**INSTRUCTIONS FOR THE TASK:** Retype all of the listing exactly, passing over any picture you find.

**SOURCE EXCERPT:**
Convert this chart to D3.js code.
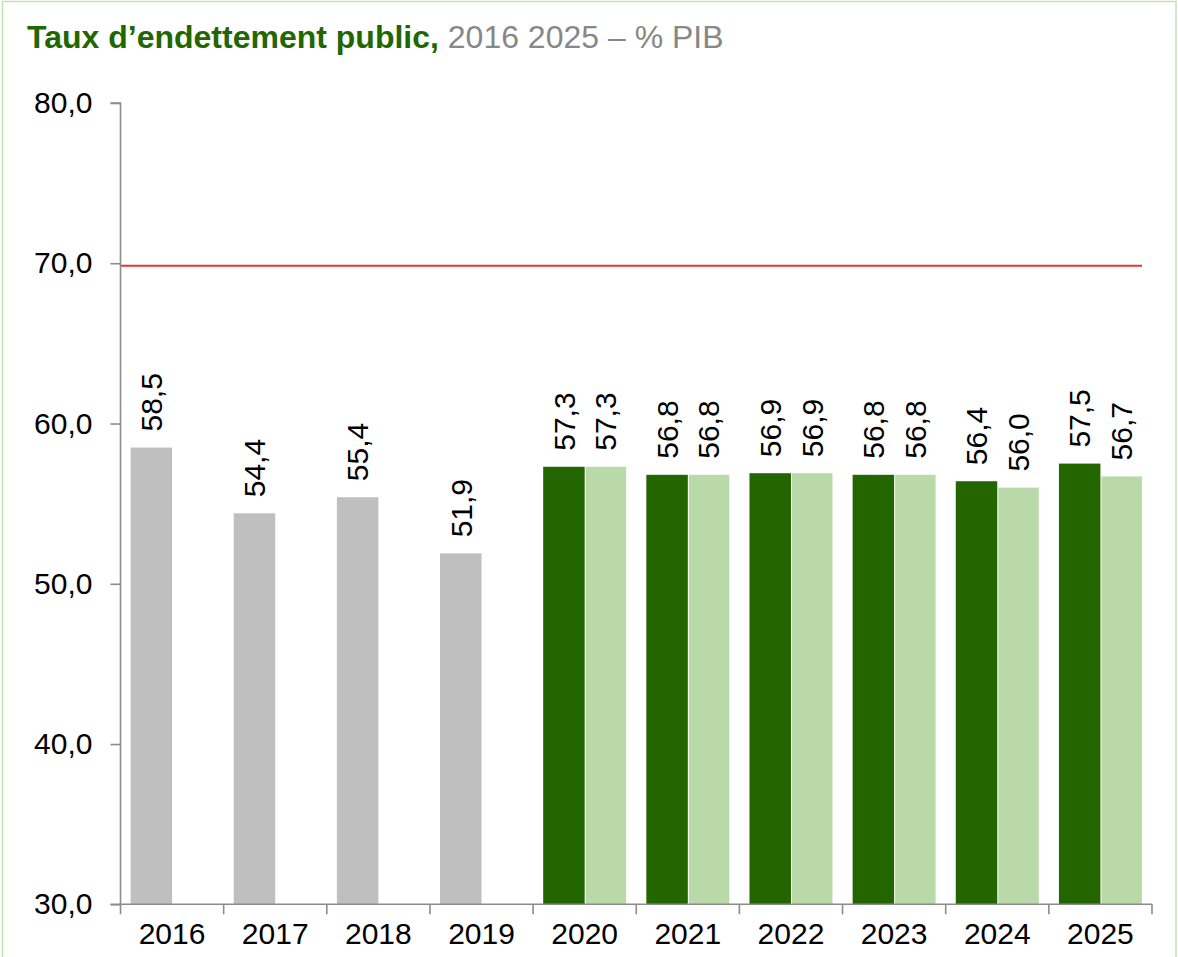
<!DOCTYPE html>
<html lang="fr">
<head>
<meta charset="utf-8">
<script src="https://cdn.jsdelivr.net/npm/d3@7"></script>
<style>
  html, body { margin: 0; padding: 0; background: #fff; }
  svg { display: block; font-family: "Liberation Sans", Arial, sans-serif; }
</style>
</head>
<body>
<svg id="chart" width="1178" height="957"></svg>
<script>
// Public debt ratio, % of GDP
const years = ["2016", "2017", "2018", "2019", "2020", "2021", "2022", "2023", "2024", "2025"];
// Outturn years (single grey bar)
const pastYears = ["2016", "2017", "2018", "2019"];
const pastValues = [58.5, 54.4, 55.4, 51.9];
// Forecast years: two estimates side by side
const forecastYears = ["2020", "2021", "2022", "2023", "2024", "2025"];
const estimateA = [57.3, 56.8, 56.9, 56.8, 56.4, 57.5];
const estimateB = [57.3, 56.8, 56.9, 56.8, 56.0, 56.7];
// Reference ceiling line
const ceiling = 69.85;
const yTicks = [30, 40, 50, 60, 70, 80];

(function () {
  const svg = d3.select("#chart");
  const W = 1178, H = 957;

  // frame
  svg.append("rect")
    .attr("x", 2.5).attr("y", 1.5)
    .attr("width", W - 4.5).attr("height", H + 10)
    .attr("fill", "none").attr("stroke", "#c6e0b5").attr("stroke-width", 1.5);

  // title
  const title = svg.append("text")
    .attr("x", 27).attr("y", 48)
    .style("font-size", "32px");
  title.append("tspan").attr("fill", "#226600").attr("font-weight", "bold")
    .text("Taux d\u2019endettement public,");
  title.append("tspan").attr("fill", "#878787")
    .text(" 2016 2025 \u2013 % PIB");

  const plotLeft = 120.5, plotRight = 1152, plotTop = 103, plotBottom = 904.3;

  const x = d3.scaleBand().domain(years).range([plotLeft, plotRight]).padding(0);
  const sub = d3.scaleBand().domain(["a", "b"]).range([0, x.bandwidth()])
    .paddingInner(0).paddingOuter(0.243);
  const y = d3.scaleLinear().domain([30, 80]).range([plotBottom, plotTop]);

  const fmt = v => d3.format(".1f")(v).replace(".", ",");

  // bars
  const gBars = svg.append("g");
  const pastData = pastYears.map((yr, i) => ({ yr, v: pastValues[i], k: "a", fill: "#bfbfbf" }));
  const fcData = [];
  forecastYears.forEach((yr, i) => {
    fcData.push({ yr, v: estimateA[i], k: "a", fill: "#236600" });
    fcData.push({ yr, v: estimateB[i], k: "b", fill: "#b9daa8" });
  });
  const allBars = pastData.concat(fcData);

  gBars.selectAll("rect").data(allBars).join("rect")
    .attr("x", d => x(d.yr) + sub(d.k) + (d.k === "b" ? 1 : 0))
    .attr("width", d => sub.bandwidth() - (d.k === "b" ? 1 : 0))
    .attr("y", d => y(d.v))
    .attr("height", d => y(30) - y(d.v))
    .attr("fill", d => d.fill);

  // value labels, rotated
  gBars.selectAll("text").data(allBars).join("text")
    .attr("transform", d => {
      const cx = x(d.yr) + sub(d.k) + sub.bandwidth() / 2;
      const cy = y(d.v) - 16;
      return `translate(${cx},${cy}) rotate(-90)`;
    })
    .attr("dy", "0.36em")
    .attr("text-anchor", "start")
    .style("font-size", "30px")
    .attr("fill", "#000")
    .text(d => fmt(d.v));

  // ceiling line
  svg.append("line")
    .attr("x1", plotLeft).attr("x2", 1142)
    .attr("y1", y(ceiling)).attr("y2", y(ceiling))
    .attr("stroke", "#e2372b").attr("stroke-width", 2);

  // y axis
  const yAxis = d3.axisLeft(y).tickValues(yTicks).tickSize(10).tickPadding(18).tickFormat(fmt);
  const gy = svg.append("g").attr("transform", `translate(${plotLeft},0)`).call(yAxis);
  gy.select(".domain").attr("stroke", "#8c8c8c").attr("stroke-width", 1.6)
    .attr("d", `M-10,${plotTop}H0V${plotBottom}`);
  gy.selectAll(".tick line").attr("stroke", "#8c8c8c").attr("stroke-width", 1.6);
  gy.selectAll(".tick text").style("font-size", "30px").attr("fill", "#000");
  gy.attr("font-family", null);

  // x axis: boundary ticks between categories
  const gx = svg.append("g").attr("transform", `translate(0,${plotBottom})`);
  gx.append("line").attr("x1", plotLeft - 10).attr("x2", plotRight)
    .attr("stroke", "#8c8c8c").attr("stroke-width", 1.6);
  const bounds = years.map(yr => x(yr)).concat([plotRight]);
  gx.selectAll(".bt").data(bounds).join("line")
    .attr("class", "bt")
    .attr("x1", d => d).attr("x2", d => d)
    .attr("y1", 0).attr("y2", 10)
    .attr("stroke", "#8c8c8c").attr("stroke-width", 1.6);
  gx.selectAll(".xl").data(years).join("text")
    .attr("class", "xl")
    .attr("x", d => x(d) + x.bandwidth() / 2)
    .attr("y", 40)
    .attr("text-anchor", "middle")
    .style("font-size", "30px")
    .attr("fill", "#000")
    .text(d => d);
})();
</script>
</body>
</html>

**ANSWER TO THIS TASK:**
Convert this chart to D3.js code.
<!DOCTYPE html>
<html lang="fr">
<head>
<meta charset="utf-8">
<script src="https://cdn.jsdelivr.net/npm/d3@7"></script>
<style>
  html, body { margin: 0; padding: 0; background: #fff; }
  svg { display: block; font-family: "Liberation Sans", Arial, sans-serif; }
</style>
</head>
<body>
<svg id="chart" width="1178" height="957"></svg>
<script>
// Public debt ratio, % of GDP
const years = ["2016", "2017", "2018", "2019", "2020", "2021", "2022", "2023", "2024", "2025"];
// Outturn years (single grey bar)
const pastYears = ["2016", "2017", "2018", "2019"];
const pastValues = [58.5, 54.4, 55.4, 51.9];
// Forecast years: two estimates side by side
const forecastYears = ["2020", "2021", "2022", "2023", "2024", "2025"];
const estimateA = [57.3, 56.8, 56.9, 56.8, 56.4, 57.5];
const estimateB = [57.3, 56.8, 56.9, 56.8, 56.0, 56.7];
// Reference ceiling line
const ceiling = 69.85;
const yTicks = [30, 40, 50, 60, 70, 80];

(function () {
  const svg = d3.select("#chart");
  const W = 1178, H = 957;

  // frame
  svg.append("rect")
    .attr("x", 2.5).attr("y", 1.5)
    .attr("width", W - 4.5).attr("height", H + 10)
    .attr("fill", "none").attr("stroke", "#c6e0b5").attr("stroke-width", 1.5);

  // title
  const title = svg.append("text")
    .attr("x", 27).attr("y", 48)
    .style("font-size", "32px");
  title.append("tspan").attr("fill", "#226600").attr("font-weight", "bold")
    .text("Taux d\u2019endettement public,");
  title.append("tspan").attr("fill", "#878787")
    .text(" 2016 2025 \u2013 % PIB");

  const plotLeft = 120.5, plotRight = 1152, plotTop = 103, plotBottom = 904.3;

  const x = d3.scaleBand().domain(years).range([plotLeft, plotRight]).padding(0);
  const sub = d3.scaleBand().domain(["a", "b"]).range([0, x.bandwidth()])
    .paddingInner(0).paddingOuter(0.243);
  const y = d3.scaleLinear().domain([30, 80]).range([plotBottom, plotTop]);

  const fmt = v => d3.format(".1f")(v).replace(".", ",");

  // bars
  const gBars = svg.append("g");
  const pastData = pastYears.map((yr, i) => ({ yr, v: pastValues[i], k: "a", fill: "#bfbfbf" }));
  const fcData = [];
  forecastYears.forEach((yr, i) => {
    fcData.push({ yr, v: estimateA[i], k: "a", fill: "#236600" });
    fcData.push({ yr, v: estimateB[i], k: "b", fill: "#b9daa8" });
  });
  const allBars = pastData.concat(fcData);

  gBars.selectAll("rect").data(allBars).join("rect")
    .attr("x", d => x(d.yr) + sub(d.k) + (d.k === "b" ? 1 : 0))
    .attr("width", d => sub.bandwidth() - (d.k === "b" ? 1 : 0))
    .attr("y", d => y(d.v))
    .attr("height", d => y(30) - y(d.v))
    .attr("fill", d => d.fill);

  // value labels, rotated
  gBars.selectAll("text").data(allBars).join("text")
    .attr("transform", d => {
      const cx = x(d.yr) + sub(d.k) + sub.bandwidth() / 2;
      const cy = y(d.v) - 16;
      return `translate(${cx},${cy}) rotate(-90)`;
    })
    .attr("dy", "0.36em")
    .attr("text-anchor", "start")
    .style("font-size", "30px")
    .attr("fill", "#000")
    .text(d => fmt(d.v));

  // ceiling line
  svg.append("line")
    .attr("x1", plotLeft).attr("x2", 1142)
    .attr("y1", y(ceiling)).attr("y2", y(ceiling))
    .attr("stroke", "#e2372b").attr("stroke-width", 2);

  // y axis
  const yAxis = d3.axisLeft(y).tickValues(yTicks).tickSize(10).tickPadding(18).tickFormat(fmt);
  const gy = svg.append("g").attr("transform", `translate(${plotLeft},0)`).call(yAxis);
  gy.select(".domain").attr("stroke", "#8c8c8c").attr("stroke-width", 1.6)
    .attr("d", `M-10,${plotTop}H0V${plotBottom}`);
  gy.selectAll(".tick line").attr("stroke", "#8c8c8c").attr("stroke-width", 1.6);
  gy.selectAll(".tick text").style("font-size", "30px").attr("fill", "#000");
  gy.attr("font-family", null);

  // x axis: boundary ticks between categories
  const gx = svg.append("g").attr("transform", `translate(0,${plotBottom})`);
  gx.append("line").attr("x1", plotLeft - 10).attr("x2", plotRight)
    .attr("stroke", "#8c8c8c").attr("stroke-width", 1.6);
  const bounds = years.map(yr => x(yr)).concat([plotRight]);
  gx.selectAll(".bt").data(bounds).join("line")
    .attr("class", "bt")
    .attr("x1", d => d).attr("x2", d => d)
    .attr("y1", 0).attr("y2", 10)
    .attr("stroke", "#8c8c8c").attr("stroke-width", 1.6);
  gx.selectAll(".xl").data(years).join("text")
    .attr("class", "xl")
    .attr("x", d => x(d) + x.bandwidth() / 2)
    .attr("y", 40)
    .attr("text-anchor", "middle")
    .style("font-size", "30px")
    .attr("fill", "#000")
    .text(d => d);
})();
</script>
</body>
</html>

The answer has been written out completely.